Photo by STS-122 Shuttle Crew / NASA
WASHINGTON — The Star Wars soundtrack blasted out of the speaker system as yellow words faded into a starry landscape on the projector. “Commercial: the new future of space” rolled across the screen.
At the 15th annual Federal Aviation Administration’s Commercial Space and Transportation Conference, presenters Wednesday spoke of a future that is closer than we think.
A short video before the program compared mockups of real spaceships to science fiction movies. A “Star Trek” space station faded into the International Space Station and a “Star Wars” cruiser faded into a mockup of a space ship designed by SpaceX – a company developing passenger space ships.
“We are at the threshold of the golden age in space flight,” said George Nield, the FAA administrator for commercial space transportation. “It is the people in this room that can make that happen.”

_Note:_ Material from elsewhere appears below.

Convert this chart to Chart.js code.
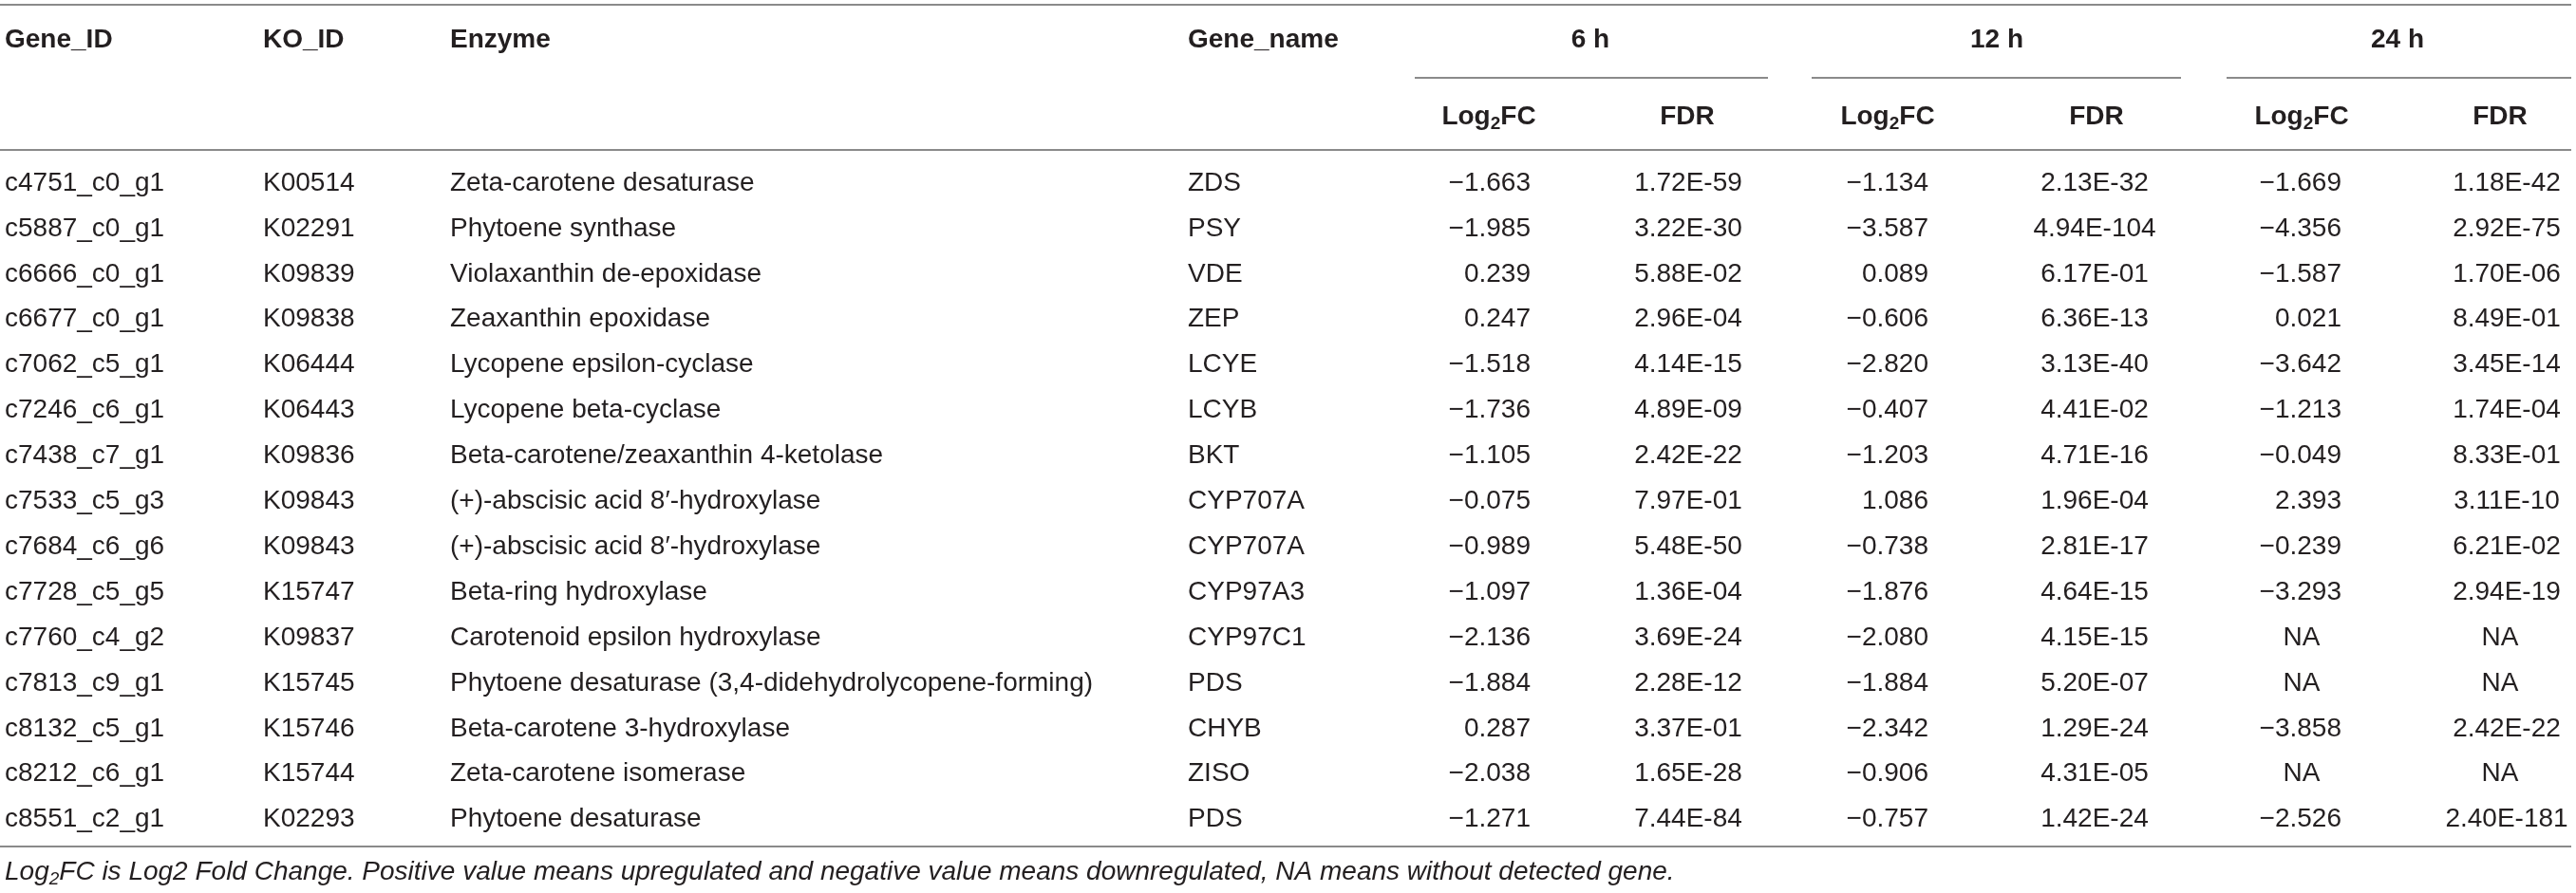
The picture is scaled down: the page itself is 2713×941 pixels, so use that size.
<!DOCTYPE html>
<html>
<head>
<meta charset="utf-8">
<script src="https://cdn.jsdelivr.net/npm/chart.js@4.4.0/dist/chart.umd.min.js"></script>
<style>
  html,body{margin:0;padding:0;background:#fff;}
  #wrap{width:2713px;height:941px;position:relative;}
</style>
</head>
<body>
<div id="wrap"><canvas id="tbl"></canvas></div>
<script>
// table values
const geneIds = ['c4751_c0_g1','c5887_c0_g1','c6666_c0_g1','c6677_c0_g1','c7062_c5_g1','c7246_c6_g1','c7438_c7_g1','c7533_c5_g3','c7684_c6_g6','c7728_c5_g5','c7760_c4_g2','c7813_c9_g1','c8132_c5_g1','c8212_c6_g1','c8551_c2_g1'];
const koIds = ['K00514','K02291','K09839','K09838','K06444','K06443','K09836','K09843','K09843','K15747','K09837','K15745','K15746','K15744','K02293'];
const enzymes = ['Zeta-carotene desaturase','Phytoene synthase','Violaxanthin de-epoxidase','Zeaxanthin epoxidase','Lycopene epsilon-cyclase','Lycopene beta-cyclase','Beta-carotene/zeaxanthin 4-ketolase','(+)-abscisic acid 8\u2032-hydroxylase','(+)-abscisic acid 8\u2032-hydroxylase','Beta-ring hydroxylase','Carotenoid epsilon hydroxylase','Phytoene desaturase (3,4-didehydrolycopene-forming)','Beta-carotene 3-hydroxylase','Zeta-carotene isomerase','Phytoene desaturase'];
const geneNames = ['ZDS','PSY','VDE','ZEP','LCYE','LCYB','BKT','CYP707A','CYP707A','CYP97A3','CYP97C1','PDS','CHYB','ZISO','PDS'];
const fc6 = [-1.663,-1.985,0.239,0.247,-1.518,-1.736,-1.105,-0.075,-0.989,-1.097,-2.136,-1.884,0.287,-2.038,-1.271];
const fdr6 = [1.72e-59,3.22e-30,5.88e-2,2.96e-4,4.14e-15,4.89e-9,2.42e-22,7.97e-1,5.48e-50,1.36e-4,3.69e-24,2.28e-12,3.37e-1,1.65e-28,7.44e-84];
const fc12 = [-1.134,-3.587,0.089,-0.606,-2.820,-0.407,-1.203,1.086,-0.738,-1.876,-2.080,-1.884,-2.342,-0.906,-0.757];
const fdr12 = [2.13e-32,4.94e-104,6.17e-1,6.36e-13,3.13e-40,4.41e-2,4.71e-16,1.96e-4,2.81e-17,4.64e-15,4.15e-15,5.20e-7,1.29e-24,4.31e-5,1.42e-24];
const fc24 = [-1.669,-4.356,-1.587,0.021,-3.642,-1.213,-0.049,2.393,-0.239,-3.293,null,null,-3.858,null,-2.526];
const fdr24 = [1.18e-42,2.92e-75,1.70e-6,8.49e-1,3.45e-14,1.74e-4,8.33e-1,3.11e-10,6.21e-2,2.94e-19,null,null,2.42e-22,null,2.40e-181];
const groupLabels = ['6 h','12 h','24 h'];
const topHeaders = ['Gene_ID','KO_ID','Enzyme','Gene_name'];
const footnote = 'FC is Log2 Fold Change. Positive value means upregulated and negative value means downregulated, NA means without detected gene.';

// layout (x in page px, y in row units)
const W = 2713, RULE_END = 2708, ROW0 = 193, STEP = 47.9;
const rowY = px => (px - ROW0) / STEP;
const Y = {top: rowY(5), head: rowY(42), group: rowY(82), sub: rowY(123), headRule: rowY(158), bottom: rowY(892), note: rowY(919)};
const textCols = [5, 277, 474, 1251];
const numCols = [ // right-aligned Log2FC, centered FDR; NA centered under header
  {x:1612, align:'right', na:1568}, {x:1778, align:'center', na:1777},
  {x:2031, align:'right', na:1988}, {x:2206, align:'center', na:2208},
  {x:2466, align:'right', na:2424}, {x:2640, align:'center', na:2633}
];
const groupSpans = [[1490,1862],[1908,2297],[2345,RULE_END]];
const groupCenters = [1675,2103,2525];
const subCenters = [[1568,1777],[1988,2208],[2424,2633]];

const INK = '#231f20', RULE = '#8a8a8a';
const FAM = '"Liberation Sans", Arial, Helvetica, sans-serif';
const FS = 28, SUB = 19;

const fmtFC = v => v == null ? 'NA' : (v < 0 ? '\u2212' : '') + Math.abs(v).toFixed(3);
const fmtFDR = v => {
  if (v == null) return 'NA';
  const [m, e] = v.toExponential(2).split('e');
  return m + 'E' + e[0] + e.slice(1).padStart(2, '0');
};

const textSets = [geneIds, koIds, enzymes, geneNames];
const numSets = [[fc6,fmtFC],[fdr6,fmtFDR],[fc12,fmtFC],[fdr12,fmtFDR],[fc24,fmtFC],[fdr24,fmtFDR]];

const datasets = [];
textSets.forEach((arr, c) => datasets.push({
  data: arr.map((v, i) => ({x: textCols[c], y: i})),
  cells: arr.slice(), aligns: arr.map(() => 'left'),
  pointRadius: 0, showLine: false
}));
numSets.forEach(([arr, fmt], c) => datasets.push({
  data: arr.map((v, i) => ({x: v == null ? numCols[c].na : numCols[c].x, y: i})),
  cells: arr.map(fmt), aligns: arr.map(v => v == null ? 'center' : numCols[c].align),
  pointRadius: 0, showLine: false
}));

// draws runs of text, some as subscripts
function rich(ctx, parts, x, y, align, weight, style) {
  const f = (sz) => `${style||'normal'} ${weight||'normal'} ${sz}px ${FAM}`;
  let w = 0;
  parts.forEach(p => { ctx.font = f(p.sub ? SUB : FS); p.w = ctx.measureText(p.t).width; w += p.w; });
  let cx = align === 'center' ? x - w/2 : align === 'right' ? x - w : x;
  ctx.textAlign = 'left';
  parts.forEach(p => {
    ctx.font = f(p.sub ? SUB : FS);
    ctx.fillText(p.t, cx, p.sub ? y + 8 : y);
    cx += p.w;
  });
}

const tablePlugin = {
  id: 'tableText',
  afterDatasetsDraw(chart) {
    const {ctx, scales: {x, y}} = chart;
    ctx.save();
    ctx.strokeStyle = RULE; ctx.lineWidth = 2;
    const hline = (a, b, v) => {
      const py = Math.round(y.getPixelForValue(v));
      ctx.beginPath(); ctx.moveTo(x.getPixelForValue(a), py); ctx.lineTo(x.getPixelForValue(b), py); ctx.stroke();
    };
    hline(0, RULE_END, Y.top); hline(0, RULE_END, Y.headRule); hline(0, RULE_END, Y.bottom);
    groupSpans.forEach(s => hline(s[0], s[1], Y.group));

    ctx.fillStyle = INK;
    ctx.textBaseline = 'middle';
    ctx.font = `bold ${FS}px ${FAM}`;
    ctx.textAlign = 'left';
    topHeaders.forEach((h, i) => ctx.fillText(h, x.getPixelForValue(textCols[i]), y.getPixelForValue(Y.head)));
    ctx.textAlign = 'center';
    groupLabels.forEach((g, i) => ctx.fillText(g, x.getPixelForValue(groupCenters[i]), y.getPixelForValue(Y.head)));
    subCenters.forEach(([a, b]) => {
      const py = y.getPixelForValue(Y.sub);
      rich(ctx, [{t:'Log'},{t:'2',sub:true},{t:'FC'}], x.getPixelForValue(a), py, 'center', 'bold');
      ctx.font = `bold ${FS}px ${FAM}`; ctx.textAlign = 'center';
      ctx.fillText('FDR', x.getPixelForValue(b), py);
    });

    ctx.font = `${FS}px ${FAM}`;
    chart.data.datasets.forEach((ds, di) => {
      chart.getDatasetMeta(di).data.forEach((el, i) => {
        ctx.textAlign = ds.aligns[i];
        ctx.fillText(ds.cells[i], el.x, el.y);
      });
    });

    rich(ctx, [{t:'Log'},{t:'2',sub:true},{t:footnote}], x.getPixelForValue(5), y.getPixelForValue(Y.note), 'left', 'normal', 'italic');
    ctx.restore();
  }
};

new Chart(document.getElementById('tbl'), {
  type: 'scatter',
  data: {datasets},
  options: {
    responsive: true, maintainAspectRatio: false, animation: false, events: [],
    layout: {padding: 0},
    scales: {
      x: {type: 'linear', min: 0, max: W, display: false},
      y: {type: 'linear', min: rowY(0), max: rowY(941), reverse: true, display: false}
    },
    plugins: {legend: {display: false}, tooltip: {enabled: false}}
  },
  plugins: [tablePlugin]
});
</script>
</body>
</html>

NASA’s $17.7 billion proposed 2013 budget is down slightly from this year’s spending. That drop-off combined with the end of the space shuttle program means the U.S. is no longer sending astronauts into orbit with its own equipment. Paying $60 million per passenger on Russian ships is not cheap, so NASA and the FAA are looking towards the private sector.
In his keynote speech, William Gerstenmair, a NASA associate administrator, said space flight is transitioning. NASA is moving from developing space vehicles to needing commercial services, he said.
“Any one of us as an individual company or government agency cannot accomplish what we are about to go do,” he said.
Currently, the core of the commercial space flight industry is the International Space Station. Right now, NASA and the FAA have cleared private ships to carry cargo to the station, which is orbiting 200 miles above Earth’s surface. Over the next eight years, private companies will operate nearly a third of flights planned to the station.
Gerstenmair believes that the Space Station will provide an opportunity for private companies to pursue space flight and research.
“The Space Station is driving a huge market,” he said. NASA and the U.S. government have provided incentives for companies to pursue space technology but real profits would take a long time to reach. The European Space Agency says it costs about $600 million for each cargo ship mission not including the $2 billion development costs.
President Barack Obama’s proposed budget for NASA and the agency’s emphasis on commercial enterprise have been met with some opposition. In an article on space.com, Rep. Adam Schiff, D-Calif., said the budget would bring deep space exploration “sadly out of reach.”
“Every trip that we make unlocks new and exciting possibilities that could be closed off with these cuts,” Schiff said.
Gerstenmair said the potential research opportunities from the Space Station provide a tangible incentive for private companies. “Now, there is a pull to go to space instead of NASA and the government pushing [companies] to go.”
Pharmaceutical companies are just one of many that would benefit from research at the station. Scientists have already used the Space Station to create a strand of salmonella that can be used as a vaccine.
Virginia Gov. Robert McDonnell said the private space industry will create an economic boom for his state and the country. It already has created 29,000 jobs and brought $7.6 billion to the state, he said. The Mid-Atlantic Regional Spaceport located in Chincoteague, Va., is one of four facilities in the U.S. with FAA clearance to launch ships to the International Space Station.
“There are very few opportunities like the space industry that promote economic expansion,” McDonnell said. “The commercial spaceflight industry has potential to grow tremendously.”
A full-color Virgin Galactic ad on the back of the conference program touts this belief with a soaring spaceship flying into a sunrise. Underneath in white letters, the ad announces, “Your journey to space begins here.”